De rechtbank oordeelt dat de IPV Delft Objecten auteursrechtelijke bescherming toekomen, zij het dat deze bescherming niet heel groot is. De kenmerkende elementen van de Objecten -zoals dat de zitting, rugleuning en voetenruimte bestaan uit horizontale houten delen, die doorlopen tot aan het maaiveld en waarbij de onderzijde schuin naar onder wegloopt en dat de producten enkel contact maken met het grondoppervlak aan beide zijkanten, doch over de gehele breedte van die zijkanten- komen afzonderlijk al voor in het vormgevingserfgoed, maar gecombineerd niet. De verschillen tussen de reeds in 2005 bestaande banken en stoelen, van een dusdanige omvang zijn dat met betrekking tot de IPV Delft Objecten sprake is van een intellectuele schepping van de maker. De beschermingsomvang is mager. IPV Delft heeft de al in het vormgevingserfgoed bestaande kenmerkende elementen dan wel op eigen wijze gecombineerd maar dit samen met de functionaliteit van meubilair dat bestemd is voor de openbare ruimte brengt mee dat de mate van eigen karakter van de IPV Delft Objecten niet groot is.

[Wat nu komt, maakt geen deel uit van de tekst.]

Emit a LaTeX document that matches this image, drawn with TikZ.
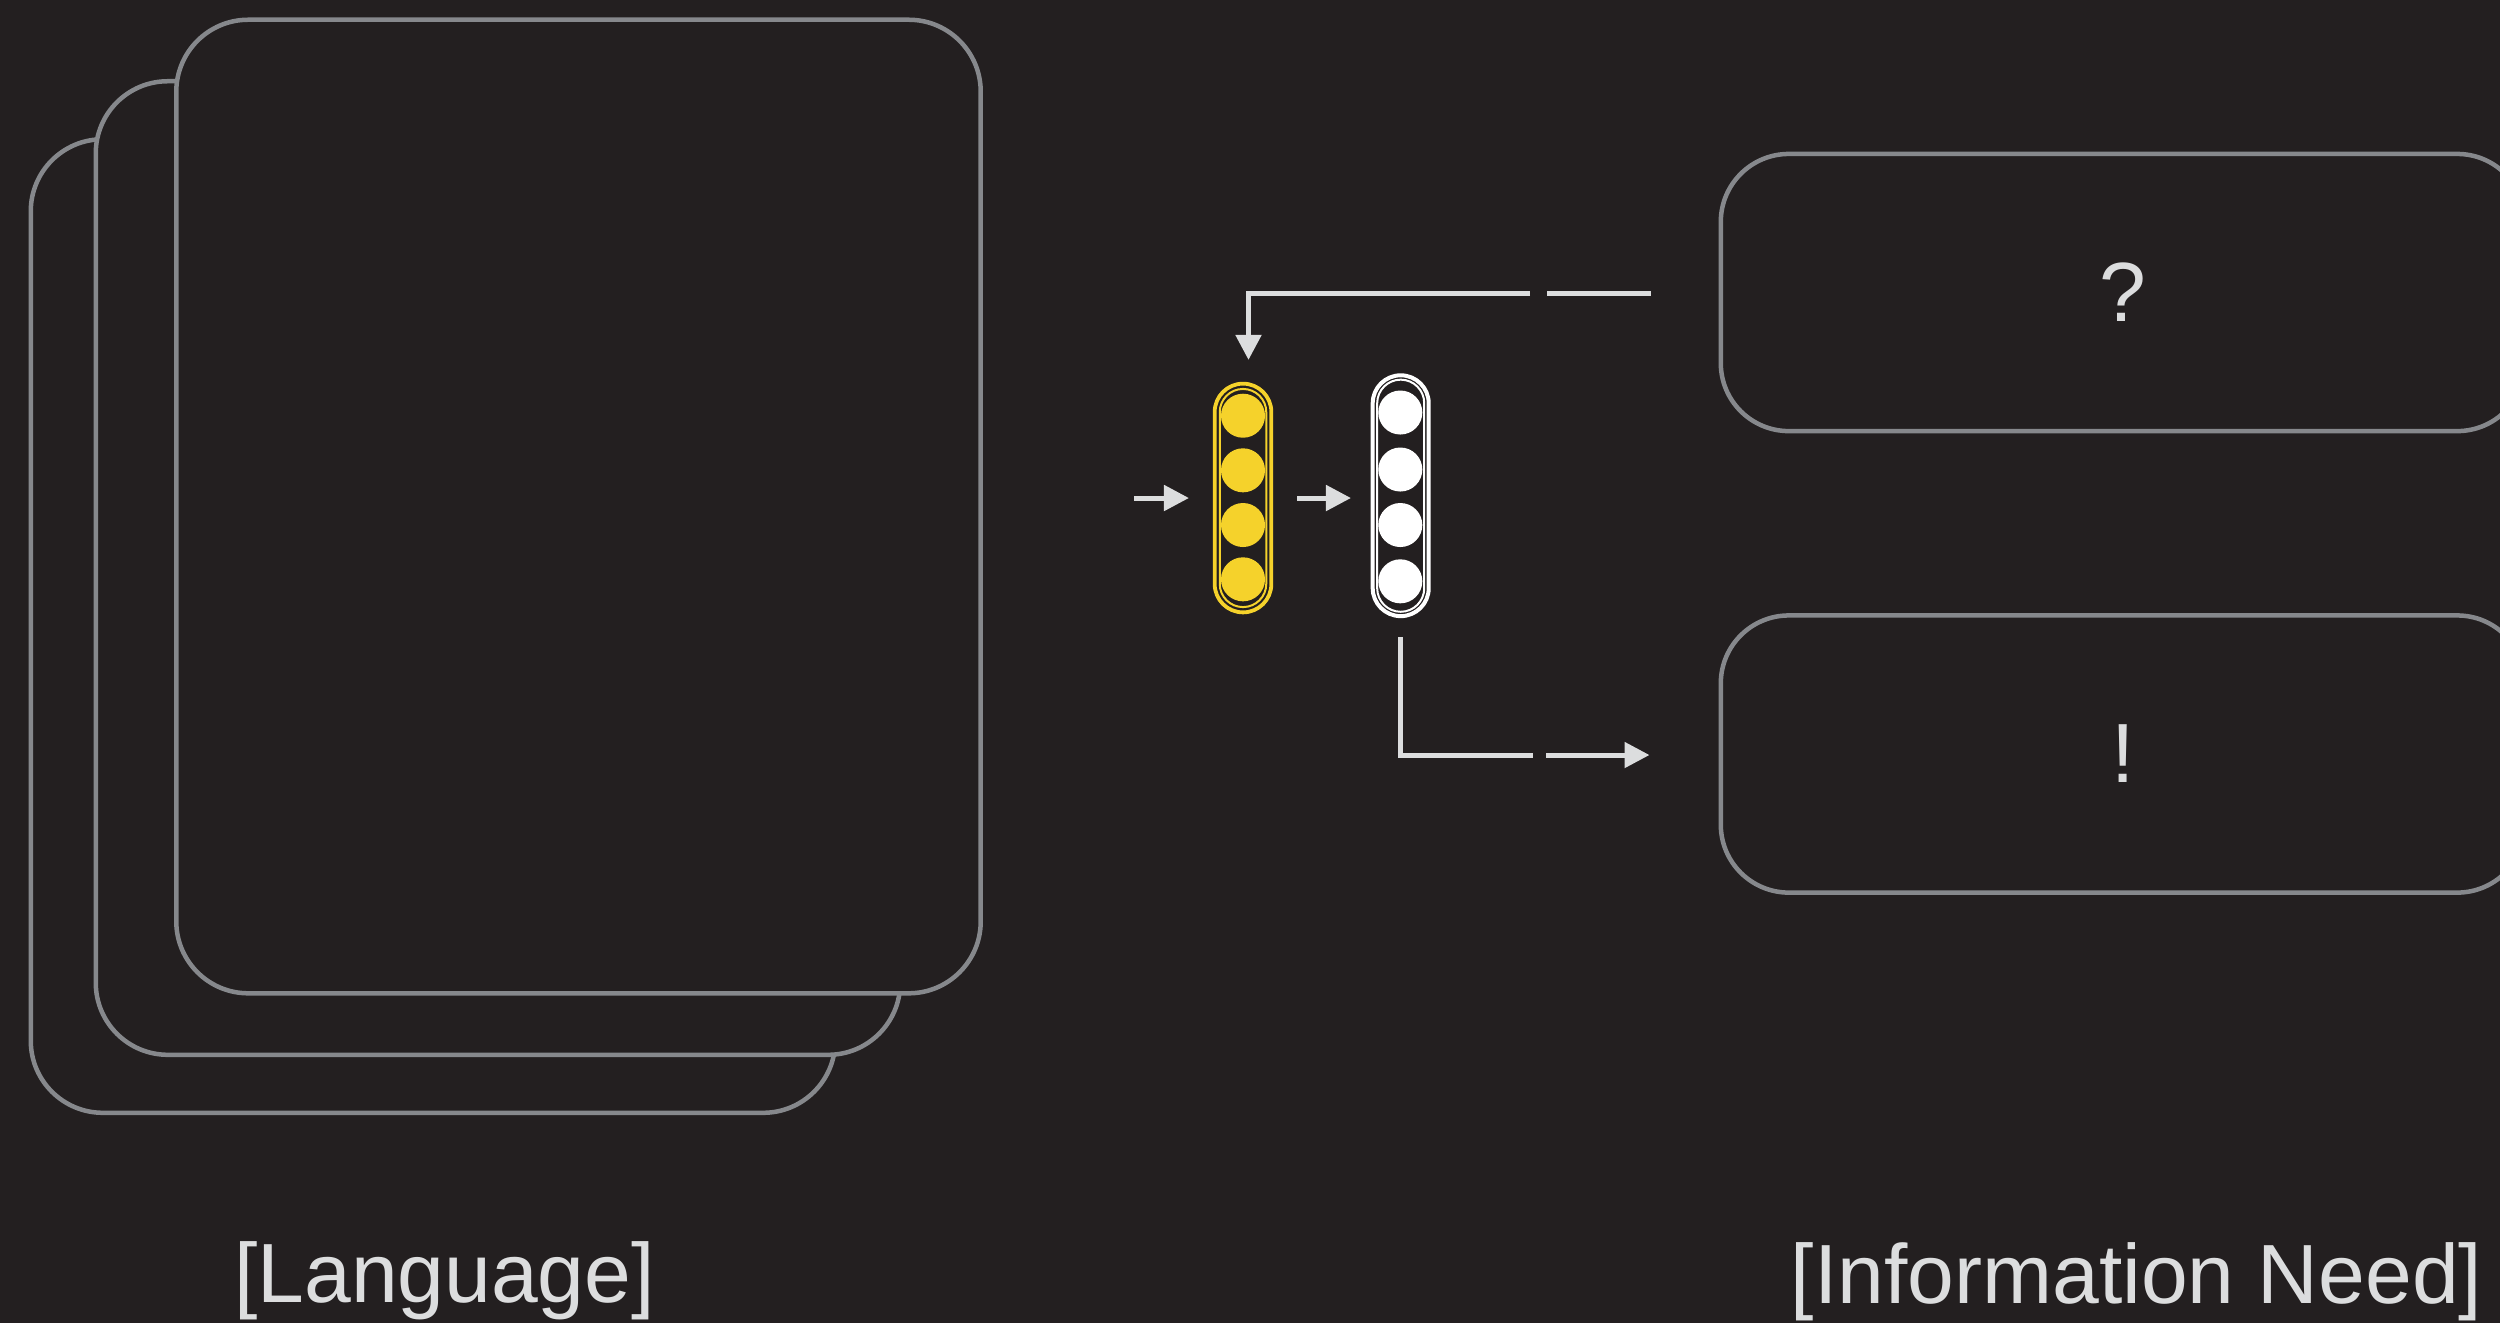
\documentclass[tikz,border=0pt]{standalone}
\usepackage{fontspec}
\setmainfont{Liberation Sans}
\usetikzlibrary{arrows.meta}
\definecolor{bg}{HTML}{231F20}
\definecolor{gry}{HTML}{86888C}
\definecolor{txt}{HTML}{DCDDDE}
\definecolor{arr}{HTML}{DCDDDE}
\definecolor{ylw}{HTML}{F5D22B}
\begin{document}
\begin{tikzpicture}[x=0.01cm,y=-0.01cm,
  page/.style={draw=gry, line width=0.045cm, fill=bg, rounded corners=0.72cm,
    minimum width=8.04cm, minimum height=9.73cm, inner sep=0pt, outer sep=0pt},
  infobox/.style={draw=gry, line width=0.045cm, rounded corners=0.68cm,
    minimum width=8.04cm, minimum height=2.77cm, inner sep=0pt, outer sep=0pt,
    text=txt, font=\fontsize{23.9}{28}\selectfont},
  captext/.style={text=txt, anchor=base, inner sep=0pt, font=\fontsize{23.9}{28}\selectfont},
  pillout/.style={draw=#1, line width=0.038cm, inner sep=0pt, outer sep=0pt},
  pillin/.style={draw=#1, line width=0.02cm, inner sep=0pt, outer sep=0pt},
  unit/.style={circle, fill=#1, minimum size=0.44cm, inner sep=0pt},
  conn/.style={draw=arr, line width=0.05cm},
  arrowtip/.style={-{Triangle[length=0.25cm,width=0.25cm]}}
]
\fill[bg] (0,0) rectangle (2500,1323);
\useasboundingbox (0,0) rectangle (2500,1323);
\clip (0,0) rectangle (2500,1323);

% stacked pages (back to front)
\node[page] (p3) at (433,626) {};
\node[page] (p2) at (498,568) {};
\node[page] (p1) at (578.5,506.5) {};

% information boxes
\node[infobox] (q) at (2123,292.5) {?};
\node[infobox] (a) at (2123,754) {!};

% yellow encoder pill
\node[pillout=ylw, minimum width=0.566cm, minimum height=2.286cm, rounded corners=0.283cm] (enc) at (1243,498) {};
\node[pillin=ylw, minimum width=0.465cm, minimum height=2.18cm, rounded corners=0.232cm] (encin) at (enc.center) {};
\node[unit=ylw] (e1) at (1243,415.7) {};
\node[unit=ylw] (e2) at (1243,470.3) {};
\node[unit=ylw] (e3) at (1243,525) {};
\node[unit=ylw] (e4) at (1243,579.3) {};

% white decoder pill
\node[pillout=white, line width=0.04cm, minimum width=0.56cm, minimum height=2.407cm, rounded corners=0.28cm] (dec) at (1400.7,495.7) {};
\node[pillin=white, minimum width=0.47cm, minimum height=2.32cm, rounded corners=0.235cm] (decin) at (dec.center) {};
\node[unit=white] (d1) at (1400.3,412.5) {};
\node[unit=white] (d2) at (1400.3,469.5) {};
\node[unit=white] (d3) at (1400.3,525) {};
\node[unit=white] (d4) at (1400.3,581.3) {};

% connector coordinates
\coordinate (inL) at (1134,498);
\coordinate (fbA1) at (1650.5,293);
\coordinate (fbA2) at (1547,293);
\coordinate (fbB) at (1530,293);
\coordinate (obA) at (1533,755);
\coordinate (obB1) at (1546,755);
\coordinate (obB2) at (1649.5,755);

% input and internal arrows
\draw[conn, arrowtip, shorten >=0.257cm] (inL) -- (enc.west);
\draw[conn, arrowtip, shorten <=0.257cm, shorten >=0.217cm] (enc.east) -- (dec.west |- enc.east);

% feedback from question box
\draw[conn] (fbA1) -- (fbA2);
\draw[conn, arrowtip, shorten >=0.237cm] (fbB) -| ([xshift=0.055cm]enc.north);

% output to answer box
\draw[conn, shorten <=0.21cm] (dec.south) |- (obA);
\draw[conn, arrowtip] (obB1) -- (obB2);

% captions
\node[captext] (lang) at (444.5,1302.7) {[Language]};
\node[captext] (need) at (2136.5,1303) {[Information Need]};
\end{tikzpicture}
\end{document}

De rechtbank oordeelt dat gedaagde inbreuk heeft gemaakt op de auteursrechten van IPV Delft. Gedaagde heeft in zijn ontwerpen weliswaar op detailniveau andere keuzes gemaakt dan IPV Delft, de totaalindruk van de Objecten van gedaagde komt overeen met die van de IPV Delft Objecten. De overeenstemming is het gevolg van de overname van de specifieke combinatie van de kenmerkende, auteursrechtelijk beschermde trekken. De ranke, strakke uit de grond opkomende vorm van de stoel en de bank met rugleuning en de omsluiting van het hout met metaal zien we zowel bij de IPV Delft Objecten als bij gedaagde. In het vormgevingserfgoed komt deze specifieke vorm niet voor.

 

Gedaagde moet onder andere binnen veertien dagen na betekening van het vonnis de inbreuk op de auteursrechten staken waaronder het aanbieden en promoten van de objecten, alles eraan doen om de reeds geplaatste inbreukmakende objecten uit de openbare ruimte te (doen) verwijderen, de voorraad vernietigen, opgave doen van de ordes en van alle partijen aan wie de inbreukmakende objecten zijn verkocht.